Here is my main reason I do not prefer an LS motor in my old car or restomod: it dates it.

Remember all the cars that received small blocks in the 80’s and 90’s? I remember a shop telling me to pull the original motor out of my 70 LeMans and drop in a 350 Chevy. Said it was the only way go if I really wanted it to run good. I still have that car and it still has its original Pontiac 350.

In the late 90’s and early 00’s everything needed a LT-1. Every truck, every 3rd gen, every 69 Camaro and every 55-62 full size GM build. This was the ‘modern’ build- LT-1 with C4 brakes. Anybody want one of these today? The better tech LS was already out….

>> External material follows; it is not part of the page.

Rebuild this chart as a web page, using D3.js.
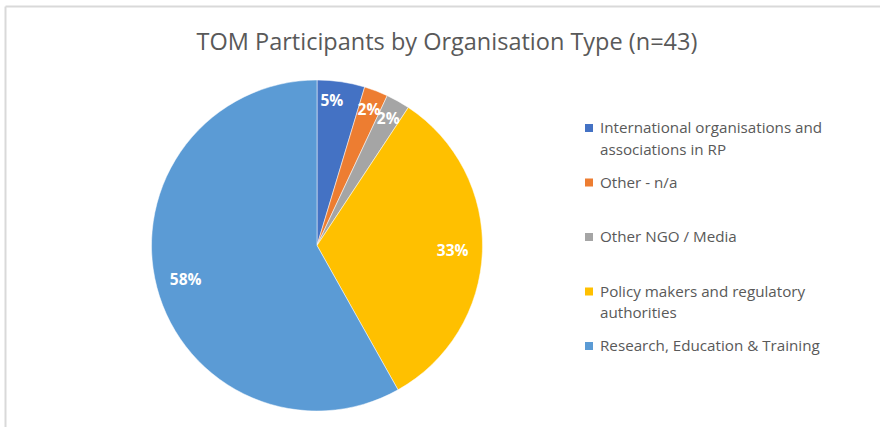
<!DOCTYPE html>
<html>
<head>
<meta charset="utf-8">
<script src="https://cdn.jsdelivr.net/npm/d3@7"></script>
<style>
body{margin:0;background:#fff;}
svg{display:block;font-family:"Open Sans","Liberation Sans",sans-serif;}
</style>
</head>
<body>
<div id="chart"></div>
<script>
var categories = ["International organisations and associations in RP", "Other - n/a", "Other NGO / Media", "Policy makers and regulatory authorities", "Research, Education & Training"]
var counts = [2, 1, 1, 14, 25]
var colours = ["#4472C4", "#ED7D31", "#A5A5A5", "#FFC000", "#5B9BD5"]
var legendLines = [["International organisations and", "associations in RP"], ["Other - n/a"], ["Other NGO / Media"], ["Policy makers and regulatory", "authorities"], ["Research, Education & Training"]]

var width = 880, height = 427
var cx = 317, cy = 245.5, radius = 165.5
var total = d3.sum(counts)

var svg = d3.select("#chart")
.append("svg")
.attr("width", width)
.attr("height", height)

// chart frame (only top and left edges are visible in the shot)
svg.append("line").attr("x1", 5.5).attr("y1", 6.5).attr("x2", width).attr("y2", 6.5)
.style("stroke", "#d9d9d9").style("stroke-width", 2)
svg.append("line").attr("x1", 5.5).attr("y1", 6.5).attr("x2", 5.5).attr("y2", height)
.style("stroke", "#d9d9d9").style("stroke-width", 2)

svg.append("text")
.attr("x", 447)
.attr("y", 50)
.attr("text-anchor", "middle")
.style("font-size", "23.5px")
.style("fill", "#595959")
.text("TOM Participants by Organisation Type (n=" + total + ")")

var data = categories.map(function(c, i) { return {name: c, value: counts[i], colour: colours[i]} })

var pie = d3.pie().sort(null).value(function(d) { return d.value })
var arc = d3.arc().innerRadius(0).outerRadius(radius)

var g = svg.append("g").attr("transform", "translate(" + cx + "," + cy + ")")
var arcs = pie(data)

g.selectAll("path")
.data(arcs)
.enter()
.append("path")
.attr("d", arc)
.style("fill", function(d) { return d.data.colour })
.style("stroke", "#fff")
.style("stroke-width", 0.5)

g.selectAll("text.lbl")
.data(arcs)
.enter()
.append("text")
.attr("class", "lbl")
.attr("transform", function(d) {
    var share = d.data.value / total
    var r = share < 0.1 ? radius * 0.88 : radius * 0.82
    var a = (d.startAngle + d.endAngle) / 2
    if (share >= 0.04 && share < 0.05) a = d.startAngle + (d.endAngle - d.startAngle) * 0.35
    return "translate(" + (Math.sin(a) * r) + "," + (-Math.cos(a) * r) + ")"
})
.attr("text-anchor", "middle")
.attr("dy", "0.35em")
.style("font-size", "15.5px")
.style("font-weight", "bold")
.style("fill", "#fff")
.text(function(d) { return Math.round(d.data.value / total * 100) + "%" })

// legend
var legend = svg.append("g").attr("transform", "translate(585,128)")
var item = legend.selectAll("g")
.data(data)
.enter()
.append("g")
.attr("transform", function(d, i) { return "translate(0," + (i * 54.5) + ")" })

item.append("rect")
.attr("x", 0)
.attr("y", -4)
.attr("width", 8)
.attr("height", 8)
.style("fill", function(d) { return d.colour })

item.each(function(d, i) {
    var t = d3.select(this).append("text")
    .attr("x", 15)
    .attr("y", 0)
    .style("font-size", "15.2px")
    .style("fill", "#595959")
    legendLines[i].forEach(function(line, j) {
        t.append("tspan").attr("x", 15).attr("dy", j == 0 ? "0.35em" : "21.5px").text(line)
    })
})
</script>
</body>
</html>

05-15 everything needs an LS. Literally everything from mini coopers to AMX’s to Bentley’s received an LS swap. Swap kits are designed and sold, pre-made headers, etc.. Every big build you see is LS based-they all look the same. A car with an LS and 17” CCW wheels is as common as a car in primer on Centerlines in 1982. The better tech is already coming out with the new LT-1

15+ LS based 5.3’s are the new junkyard build. Cheap turbos come Into play and every rat trap Silverado in America has 800hp. It’s not even really safe. Every build is matte black with turbo’s exiting behind the front wheels. The new LT motors, Hellcat motors and Coyote motors are suddenly becoming reasonable and everything on the street is fast.

A kid comes by my shop a year or so ago and says ‘you know if you really want this 70 LeMans to run good it needs a 5.3 and a turbo.’

My point is that if you keep cars as long as I do it doesn’t make sense to chase the latest and greatest. I have a friend with a 56 chevy that has had a crate 383, an LT-1, an LS-1 and now he is putting a new LT motor in it. If I was going to build one car and sell it then I completely understand going with whatever the modern engine at the time is.

Stock never goes out of style and rarely loses value. I think we will see a lot more carb replacement fuel injection kits where cars keep their original style motor.